Se temos dificuldade de gerenciar uma ocorrência de tomada de reféns com bandidos pés-de-chinelo com armas curtas e uma granada, imagine se estivéssemos diante de um grupo de terroristas treinado e bem equipado, disposto a sacrificar a própria vida?
Quem assistiu as cenas mostradas pela TV teve a certeza de que os homens precisam saber o quê fazer, quando fazer e sobretudo aprender a coordenar-se no terreno. Quem fica frente à frente com os agressores? Quem se posicionará de forma a guarnecer o perímetro, impedir uma eventual fuga ou ainda detectar suspeitos (ou cúmplices) na multidão que sempre se forma em face dessas situações?

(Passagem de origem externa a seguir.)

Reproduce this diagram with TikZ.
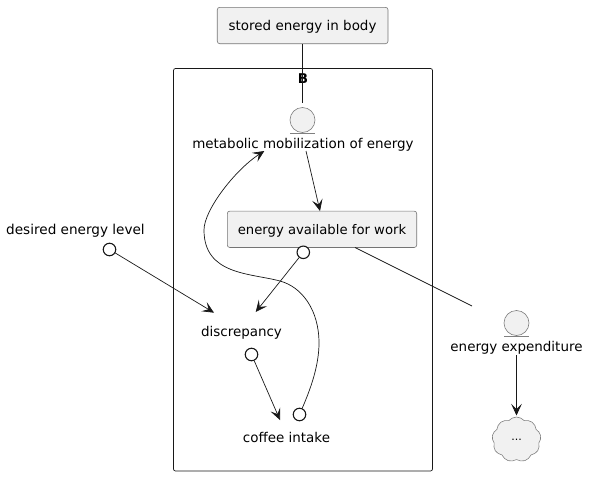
\documentclass[tikz,border=0pt]{standalone}
\usepackage{fontspec}
\setmainfont{DejaVu Sans}
\usetikzlibrary{arrows.meta,shapes.symbols}
\definecolor{umlfill}{HTML}{F1F1F1}
\definecolor{umlline}{HTML}{181818}
\newcommand{\umlfont}{\fontsize{13.45}{16}\selectfont}
\tikzset{
  lbl/.style={inner sep=0pt,anchor=base,font=\umlfont,text=black},
  rectbox/.style={draw=umlline!60,fill=umlfill,line width=0.6pt,rounded corners=2.5pt,minimum height=36.4pt,inner sep=0pt},
  entitycircle/.style={circle,draw=umlline!55,fill=umlfill,line width=0.6pt,minimum size=25pt,inner sep=0pt},
  lolli/.style={circle,draw=umlline,fill=white,line width=1.1pt,minimum size=12.5pt,inner sep=0pt},
  conn/.style={draw=umlline,line width=0.7pt},
  arr/.style={conn,-{Stealth[length=11.5pt,width=10.5pt,inset=5pt]}},
  underl/.style={draw=umlline!55,line width=0.6pt},
}
\begin{document}
\begin{tikzpicture}[x=1pt,y=-1pt]
\useasboundingbox (0,0) rectangle (590,477);
% container
\node[draw=umlline,line width=0.7pt,rounded corners=2pt,minimum width=259pt,minimum height=402.5pt,inner sep=0pt] (container) at (303,269.75) {};
\node[lbl,font=\umlfont\bfseries] (blabel) at (303,83) {B};
% boxes
\node[rectbox,minimum width=170.7pt] (stored) at (302.6,25.5) {};
\node[lbl] (storedtext) at (302.6,30.7) {stored energy in body};
\node[rectbox,minimum width=189.4pt] (avail) at (322,229.3) {};
\node[lbl,font=\fontsize{13.2}{16}\selectfont] (availtext) at (322,234) {energy available for work};
% entity circles
\node[entitycircle] (metab) at (302.5,120) {};
\coordinate (mu1) at (290,133.3); \coordinate (mu2) at (315,133.3);
\draw[underl] (mu1) -- (mu2);
\node[lbl] (metablabel) at (303,148) {metabolic mobilization of energy};
\node[entitycircle] (exp) at (516.5,323) {};
\coordinate (eu1) at (504,336.3); \coordinate (eu2) at (529,336.3);
\draw[underl] (eu1) -- (eu2);
\node[lbl] (explabel) at (516.5,351.7) {energy expenditure};
% plain labels
\node[lbl,font=\fontsize{13.6}{16}\selectfont] (desired) at (75.5,234) {desired energy level};
\node[lbl] (disc) at (241.5,336) {discrepancy};
\node[lbl] (coffee) at (286.5,442.7) {coffee intake};
% lollipops
\node[lolli] (ldes) at (109.5,249.5) {};
\node[lolli] (lavail) at (303.3,252.3) {};
\node[lolli] (ldisc) at (251.5,354.5) {};
\node[lolli] (lcoffee) at (299.5,414.5) {};
% cloud
\node[cloud,cloud puffs=9,cloud puff arc=100,aspect=1.05,draw=umlline!55,fill=umlfill,line width=0.6pt,minimum width=49pt,minimum height=45pt,inner sep=0pt,font=\fontsize{11}{13}\selectfont] (dots) at (516.5,439.5) {...};
% helper coordinates for connector ends
\coordinate (metabtop) at (302.5,103);
\coordinate (exptop) at (472,306);
\coordinate (availout) at (355,247.5);
\coordinate (metabout) at (306,151);
\coordinate (availin) at (320,211);
\coordinate (discinA) at (214,312.7);
\coordinate (discinB) at (255.7,312);
\coordinate (coffeein) at (280,420);
\coordinate (metabin) at (264.3,151);
\coordinate (expout) at (516.5,355);
\coordinate (dotsin) at (516.5,415.5);
% connectors
\draw[conn] (stored.south -| metabtop) -- (metabtop);
\draw[conn] (availout) -- (exptop);
\draw[arr] (metabout) -- (availin);
\draw[arr] (ldes) -- (discinA);
\draw[arr] (lavail) -- (discinB);
\draw[arr] (ldisc) -- (coffeein);
\draw[arr] (expout) -- (dotsin);
\draw[arr] (lcoffee) .. controls (311,388) and (319,365) .. (319,343)
  .. controls (319,310) and (302,287) .. (280,281)
  .. controls (250,273) and (204,275) .. (204,230)
  .. controls (204,210) and (235,170) .. (metabin);
\end{tikzpicture}
\end{document}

Ensinar técnicas de contra-vigilância e análise da linguagem corporal para os policiais, guardas municipais e vigilantes pode lhes permitir detectar uma situação potencial de perigo muito antes dela se materializar e a segurança só tende a lucrar com isso. Identificando um terrorista ou criminoso antes dele agir, o profissional terá um melhor controle situacional da ocorrência e, após reportar o que viu, pode escolher qual o curso de ação será mais adequado. Devemos dar aos nossos profissionais a opção de se deverão apenas observar o que lhes parecer suspeito, partir para uma abordagem ou mesmo, em caso extremo, disparar sua arma com maiores chances de sucesso do que teria se a surpresa estivesse favorecendo ao outro lado. Profissionais melhor treinados podem até não resolver as emergências que surgirão, mas, por certo, estarão em condições de melhor auxiliar as Unidades Especiais a fazê-lo. É fato que “a força da corrente de proteção se afere pela capacidade do seu elo mais fraco”; logo, eles podem não “ganhar a guerra”, mas, quando deixam de fazer aquela que seria a sua parte, podem estar irremediavelmente comprometendo o sucesso do trabalho dos grupos como o BOPE, o COT, o GATE, o GOE e a CORE.
Uma melhoria no treinamento dos quadros mais básicos da segurança pública e privada, de forma a melhor capacita-los como first responders, é algo que dificilmente redundará em publicidade fácil, mas pode fazer a diferença diante das ocorrências que podem advir nesses dias de Olimpíadas.